Common Card Prep Issues & Solutions

Jeff Montgomery -

Safe Area – Don't lose key text or graphics

Do not place any text closer than 1/8" (.125") from any finished edge. This is your "safe zone." If any element (important text or art) drifts outside of that safe zone, there is a chance that element could be trimmed.
 

No Bleed – Your card PDF must include bleed

A bleed is required. If your art does not bleed, include a white or black border (or a dominant card color) that will bleed to the edge. Make sure your bleed is 1/8" (.125") on all four sides and is built into the PDF. For example, for the U.S. Poker-sized cards (2.5" x 3.5") your final layout size should be 2.75" x 3.75" with the bleed.
 
If you're using our InDesign template, select export from the File pull-down menu, name the file, and click the Save button. In the window that opens, be sure that PDF/X-1a:2003 is selected and in the menu on the left select Marks and Bleeds. Under Bleed and Slug, check the Use Document Bleed Settings box to allow it to use the bleeds from the template. Click Export.
 
NOTE: A bleed is required on card PDFs only. Tuckbox PDFs should not be outputted with a page bleed. To get the tuckbox required specifications, go here.
 

Incorrect File Type – PDF must be PDF/X-1a:2003

To check if your file is PDF/X-1a:2003:

1) Open the PDF in Acrobat.

2) Click the PDF icon. This opens the conformance standards. (If you do not see that icon, your file is not PDF/X compliant. Proceed to Resolving PDF/X Compliance Issues below.)
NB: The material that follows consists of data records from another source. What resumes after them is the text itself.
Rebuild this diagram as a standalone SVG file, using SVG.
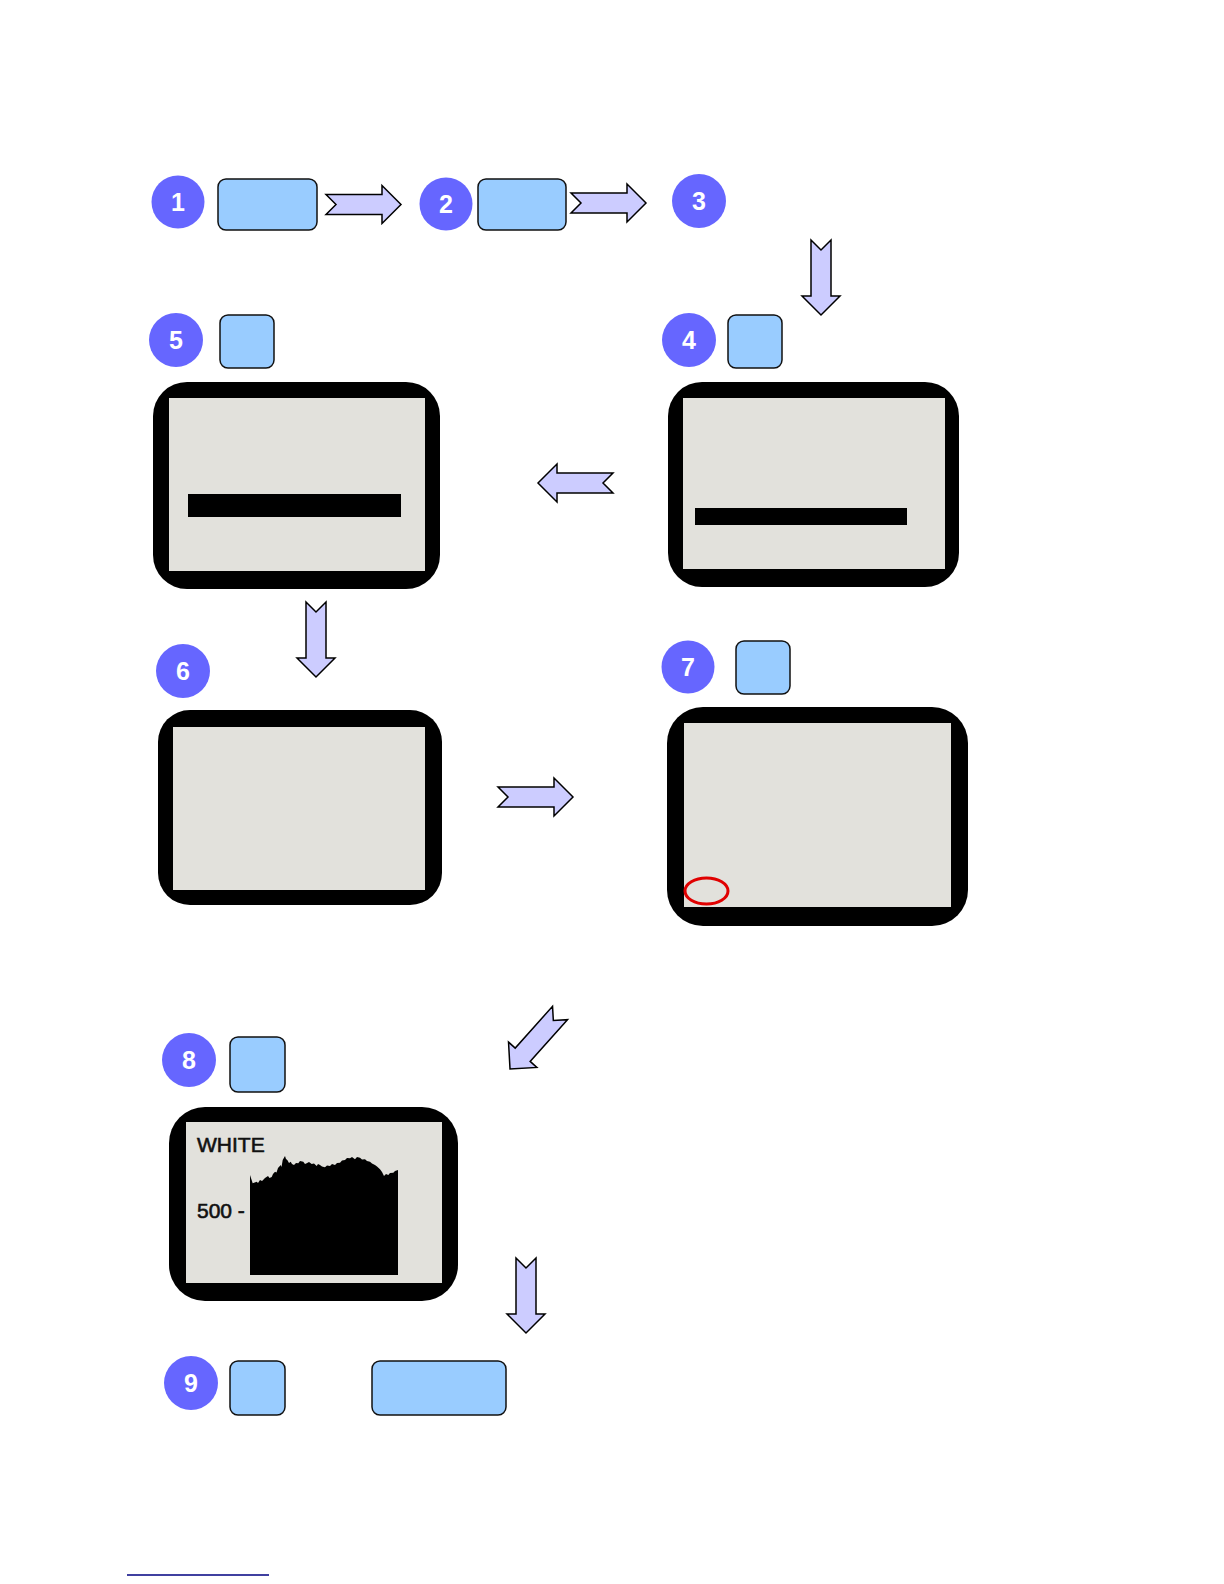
<svg xmlns="http://www.w3.org/2000/svg" width="1224" height="1584" viewBox="0 0 1224 1584">
<style>
.num{fill:#6666ff}
.numt{fill:#fff;font-family:"Liberation Sans",Arial,sans-serif;font-weight:bold;font-size:25px;text-anchor:middle}
.btn{fill:#99ccff;stroke:#111;stroke-width:1.5}
.frame{fill:#000}
.lcd{fill:#e2e1dc}
.bar{fill:#000}
.arrow{fill:#ccccff;stroke:#000;stroke-width:1.5;stroke-linejoin:miter}
.lbl{fill:#111;stroke:#111;stroke-width:0.6;font-family:"Liberation Sans",Arial,sans-serif;font-size:21px}
</style>
<defs>
<path id="arr" d="M0,-10 L56,-10 L56,-19 L75,0 L56,19 L56,10 L0,10 L10,0 Z"/>
</defs>
<rect width="1224" height="1584" fill="#fff"/>

<g id="step1">
<circle class="num" cx="178" cy="202" r="26.5"/>
<text class="numt" x="178" y="211">1</text>
<rect class="btn" x="218" y="179" width="99" height="51" rx="8"/>
</g>
<g id="step2">
<circle class="num" cx="446" cy="204" r="26.5"/>
<text class="numt" x="446" y="213">2</text>
<rect class="btn" x="478" y="179" width="88" height="51" rx="8"/>
</g>
<g id="step3">
<circle class="num" cx="699" cy="201" r="27"/>
<text class="numt" x="699" y="210">3</text>
</g>
<g id="step4">
<circle class="num" cx="689" cy="340" r="27"/>
<text class="numt" x="689" y="349">4</text>
<rect class="btn" x="728" y="315" width="54" height="53" rx="8"/>
<rect class="frame" x="668" y="382" width="291" height="205" rx="34"/>
<rect class="lcd" x="683" y="398" width="262" height="171"/>
<rect class="bar" x="695" y="508" width="212" height="17"/>
</g>
<g id="step5">
<circle class="num" cx="176" cy="340" r="27"/>
<text class="numt" x="176" y="349">5</text>
<rect class="btn" x="220" y="315" width="54" height="53" rx="8"/>
<rect class="frame" x="153" y="382" width="287" height="207" rx="34"/>
<rect class="lcd" x="169" y="398" width="256" height="173"/>
<rect class="bar" x="188" y="494" width="213" height="23"/>
</g>
<g id="step6">
<circle class="num" cx="183" cy="671" r="27"/>
<text class="numt" x="183" y="680">6</text>
<rect class="frame" x="158" y="710" width="284" height="195" rx="32"/>
<rect class="lcd" x="173" y="727" width="252" height="163"/>
</g>
<g id="step7">
<circle class="num" cx="688" cy="667" r="26.5"/>
<text class="numt" x="688" y="676">7</text>
<rect class="btn" x="736" y="641" width="54" height="53" rx="8"/>
<rect class="frame" x="667" y="707" width="301" height="219" rx="36"/>
<rect class="lcd" x="684" y="723" width="267" height="184"/>
<ellipse cx="706.5" cy="891" rx="21.5" ry="13" fill="none" stroke="#e00000" stroke-width="3"/>
</g>
<g id="step8">
<circle class="num" cx="189" cy="1060" r="27"/>
<text class="numt" x="189" y="1069">8</text>
<rect class="btn" x="230" y="1037" width="55" height="55" rx="8"/>
<rect class="frame" x="169" y="1107" width="289" height="194" rx="36"/>
<rect class="lcd" x="186" y="1122" width="256" height="161"/>
<text class="lbl" x="197" y="1152">WHITE</text>
<text class="lbl" x="197" y="1218">500 -</text>
<path fill="#000" d="M250,1275 L250,1175 L252.7,1183.3 L256.7,1181.7 L258,1183 L260,1180 L262,1181 L265,1178 L268,1176 L269.5,1178 L271.7,1177 L273,1174 L275,1171.7 L276.5,1172.5 L278,1168 L280.7,1165 L281.5,1167 L282.7,1160 L285,1156 L286,1159 L287.3,1160 L289,1163 L290.7,1161.7 L292,1164 L294,1165 L296,1163 L298.3,1163.3 L300,1161 L303.3,1161.7 L305,1164 L306.7,1163.3 L309,1162 L311.7,1164 L314,1163.5 L316.7,1166 L318,1164 L320,1165 L322,1166.5 L325,1167.3 L327,1165.5 L330,1166 L332,1164 L335,1165 L337,1163 L340,1162.7 L342,1160.5 L345,1160 L347,1158 L350,1158.3 L352,1157 L355,1159.3 L357,1157 L360,1157.7 L362,1159.5 L365,1159.3 L367,1161 L370,1161.7 L372,1163.5 L375,1165 L377,1166.5 L380,1169.3 L382,1172 L384,1176 L386,1174 L388.3,1175 L390,1173 L393.3,1172.7 L395,1171 L398,1170 L398,1275 Z"/>
</g>
<g id="step9">
<circle class="num" cx="191" cy="1383" r="27"/>
<text class="numt" x="191" y="1392">9</text>
<rect class="btn" x="230" y="1361" width="55" height="54" rx="8"/>
<rect class="btn" x="372" y="1361" width="134" height="54" rx="8"/>
</g>

<g id="connectors">
<use href="#arr" class="arrow" transform="translate(326,204.5)"/>
<use href="#arr" class="arrow" transform="translate(571,203)"/>
<use href="#arr" class="arrow" transform="translate(821,240) rotate(90)"/>
<use href="#arr" class="arrow" transform="translate(613,483) rotate(180)"/>
<use href="#arr" class="arrow" transform="translate(316,602) rotate(90)"/>
<use href="#arr" class="arrow" transform="translate(498,797)"/>
<use href="#arr" class="arrow" transform="translate(560,1013) rotate(131.8)"/>
<use href="#arr" class="arrow" transform="translate(526,1258) rotate(90)"/>
</g>

<line x1="127" y1="1575" x2="269" y2="1575" stroke="#000080" stroke-width="1.5"/>
</svg>
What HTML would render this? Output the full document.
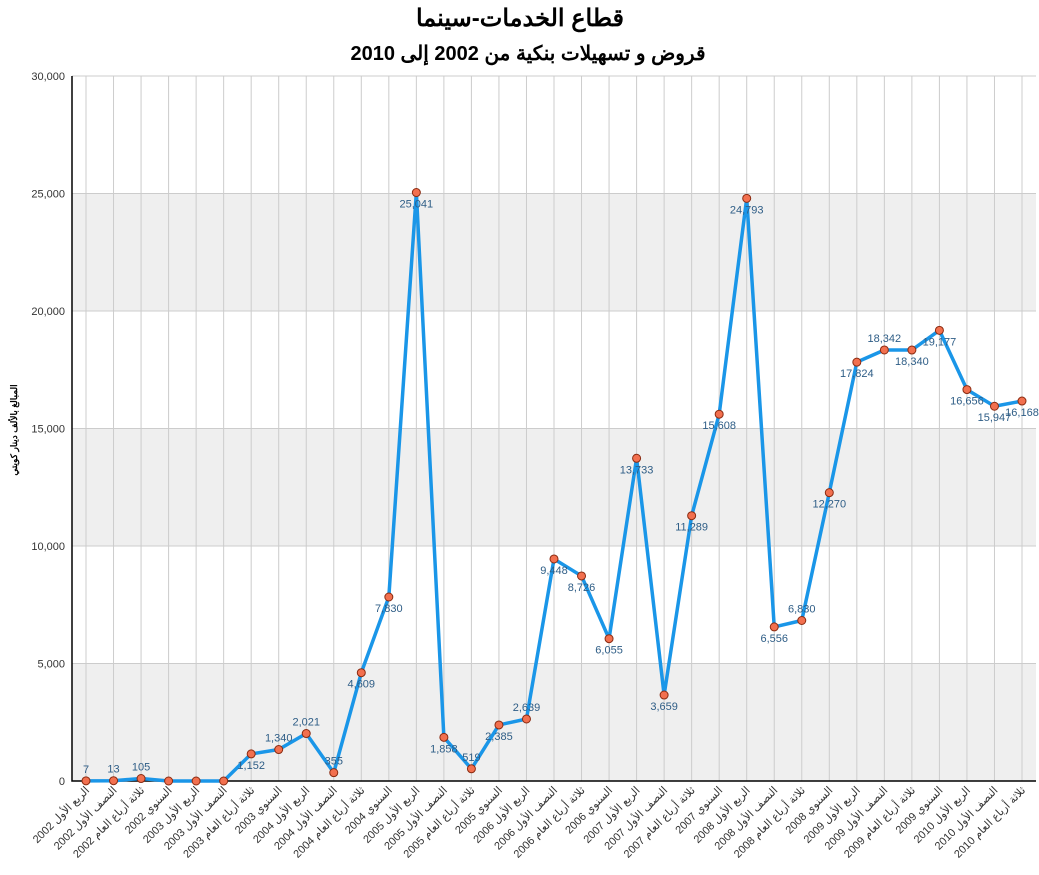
<!DOCTYPE html>
<html><head><meta charset="utf-8"><style>
body{margin:0;background:#fff;width:1039px;height:870px;overflow:hidden}
text{font-family:"Liberation Sans","Noto Sans CJK SC",sans-serif}
</style></head><body>
<svg id="c" width="1039" height="870">
<text x="520" y="26" text-anchor="middle" font-size="24" font-weight="bold" font-family="Liberation Serif">قطاع الخدمات-سينما</text>
<text x="528" y="60" text-anchor="middle" font-size="20" font-weight="bold" font-family="Liberation Serif">قروض و تسهيلات بنكية من 2002 إلى 2010</text>
<text transform="translate(17,430) rotate(-90)" text-anchor="middle" font-size="9" font-weight="bold">المبالغ بالألف دينار كويتي</text>
</svg>
<script>
const years=['2002','2002','2002','2002','2003','2003','2003','2003','2004','2004','2004','2004','2005','2005','2005','2005','2006','2006','2006','2006','2007','2007','2007','2007','2008','2008','2008','2008','2009','2009','2009','2009','2010','2010','2010'];
const periods=['الربع الأول','النصف الأول','ثلاثة أرباع العام','السنوي'];
const values=[7,13,105,0,0,0,1152,1340,2021,355,4609,7830,25041,1858,519,2385,2639,9448,8726,6055,13733,3659,11289,15608,24793,6556,6830,12270,17824,18342,18340,19177,16656,15947,16168];
const labelSide=['a','a','a','','','','b','a','a','a','b','b','b','b','a','b','a','b','b','b','b','b','b','b','b','b','a','b','b','a','b','b','b','b','b'];
const yTicks=[0,5000,10000,15000,20000,25000,30000];
const NS='http://www.w3.org/2000/svg',svg=document.getElementById('c');
const L=72,R=1036,T=76,B=781,x0=86,x1=1022;
const X=i=>x0+(x1-x0)*i/(values.length-1);
const Y=v=>B-(B-T)*v/30000;
function mk(t,a,p){const e=document.createElementNS(NS,t);for(const k in a)e.setAttribute(k,a[k]);(p||svg).appendChild(e);return e;}
for(let i=0;i<yTicks.length-1;i++){
 const r=mk('rect',{x:L,y:Y(yTicks[i+1]),width:R-L,height:Y(yTicks[i])-Y(yTicks[i+1]),fill:i%2==0?'#efefef':'#fff'});
 
 
}
yTicks.forEach(v=>{
 const l=mk('line',{x1:L,x2:R,y1:Y(v),y2:Y(v),stroke:'#ccc'});
 
 
 const t=mk('text',{x:65,y:Y(v)+4,'text-anchor':'end','font-size':11,fill:'#333'});
 t.textContent=v.toLocaleString('en-US');
 
 
});
values.forEach((v,i)=>{
 const l=mk('line',{x1:X(i),x2:X(i),y1:T,y2:B,stroke:'#ccc'});
 
 
 const t=mk('text',{transform:`translate(${X(i)+4},${B+10}) rotate(-45)`,'text-anchor':'end','font-size':11,fill:'#333'});
 t.textContent=periods[i%4]+' '+years[i];
 
 
});
const ax=mk('path',{d:`M${L},${T}V${B}H${R}`,stroke:'#000',fill:'none','stroke-width':1.5});


const line=mk('polyline',{points:values.map((v,i)=>X(i)+','+Y(v)).join(' '),fill:'none',stroke:'#1a96e8','stroke-width':3.5,'stroke-linejoin':'round'});


values.forEach((v,i)=>{
 const c=mk('circle',{cx:X(i),cy:Y(v),r:4,fill:'#f2704f',stroke:'#8a2a10','stroke-width':1});
 
 
 if(!labelSide[i])return;
 const dy=labelSide[i]=='a'?-8:15;
 const t=mk('text',{x:X(i),y:Y(v)+dy,'text-anchor':'middle','font-size':11,fill:'#2e5d86'});
 t.textContent=v.toLocaleString('en-US');
 
 
});
</script>
</body></html>
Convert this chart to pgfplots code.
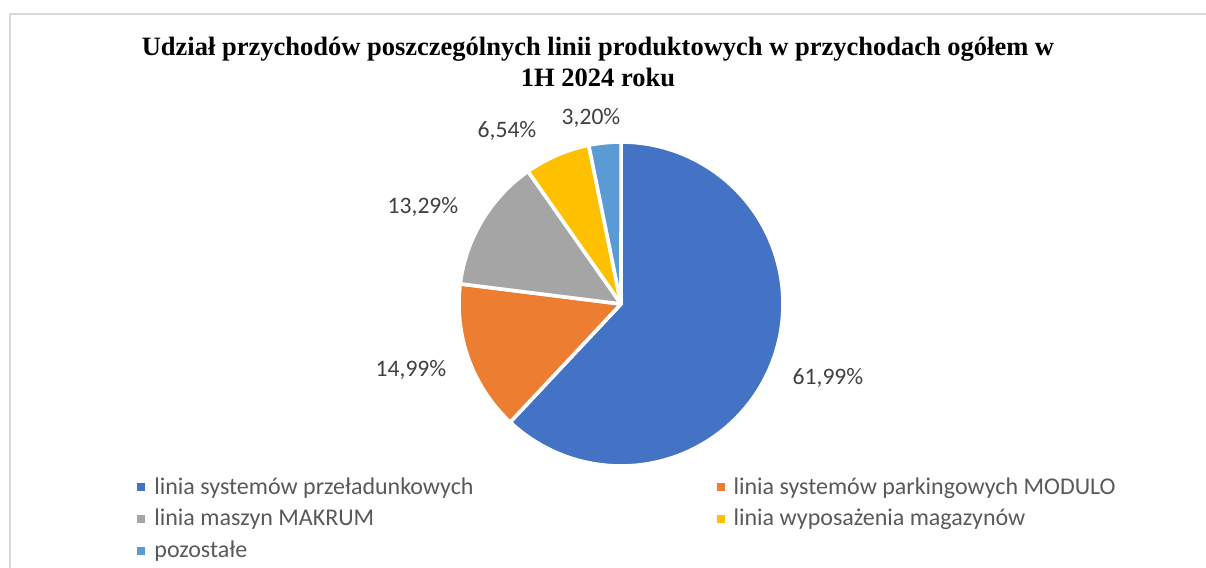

3) Click Verify Conformance. If all goes well, the Status will change from “not yet verified” to “verification succeeded.” If it fails verification, proceed to Resolving PDF/X Compliance Issues below.

PDFx_Check.png
 

Resolving PDF/X Compliance Issues

Ideally, you'd output your print-ready PDF as PDF/X-1a:2003 directly from InDesign.

However, you can also use Acrobat. Steps and screenshots are from Adobe Acrobat Pro. If you are using a different version of the software, some of the instructions and screenshots may be slightly different.

There are two methods you can use to get your file to be PDF/X-1a:2003:

Method 1: Using Acrobat Preflight

1) Open the file in Acrobat.

2) Click Print Production.

Preflight_1_and_2.png

3) Click Preflight. A window opens.

4) Click the Standards tab.

5) "Save as PDF/X" should be the default. Click Continue.

Preflight_3_-_5.png

6) Be sure "Create PDF/X-1a according to the following PDF/X-1a conversion profile:" is checked.

7) Ensure "Convert to PDF/X-1a (SWOP) is chosen and the printing condition drop-down is set to "US Web Coated (SWOP) v2." Checkbox "Apply corrections."

8) Click "Save as..." Rename the file (perhaps just add an "x" at the end).

Preflight_6_-_8.png

9) It'll do its thing. Might take seconds, might take a minute.

10) If all went well, a report will give you a green checkmark and state that no problems were found. You now have a PDF/X-compliant file ready for upload.

Method 2: Using Acrobat Distiller

Acrobat Distiller comes with Acrobat. Using it will also reduce a file’s size (without losing print quality).

1) Open the file in Acrobat.

2) File>Save As. Rename the file (perhaps just add an "x" at the end). Select Postscript as the Format. A series of status bars will roll through until the file's been converted to .ps.

Distiller_Step2_PDF-X.png

3) Open Acrobat Distiller.

4) Set the "Default Settings" to PDF/X-1x:2003.

5) Drag and drop the .ps file into the window. It will go through a series of Status bar updates.

Distiller_Step4-5_PDF-X.png

6) When it's done, it'll output a final PDF (along with a log). You can delete the log and the original .ps file.

7) You now have a PDF/X-compliant file ready for upload.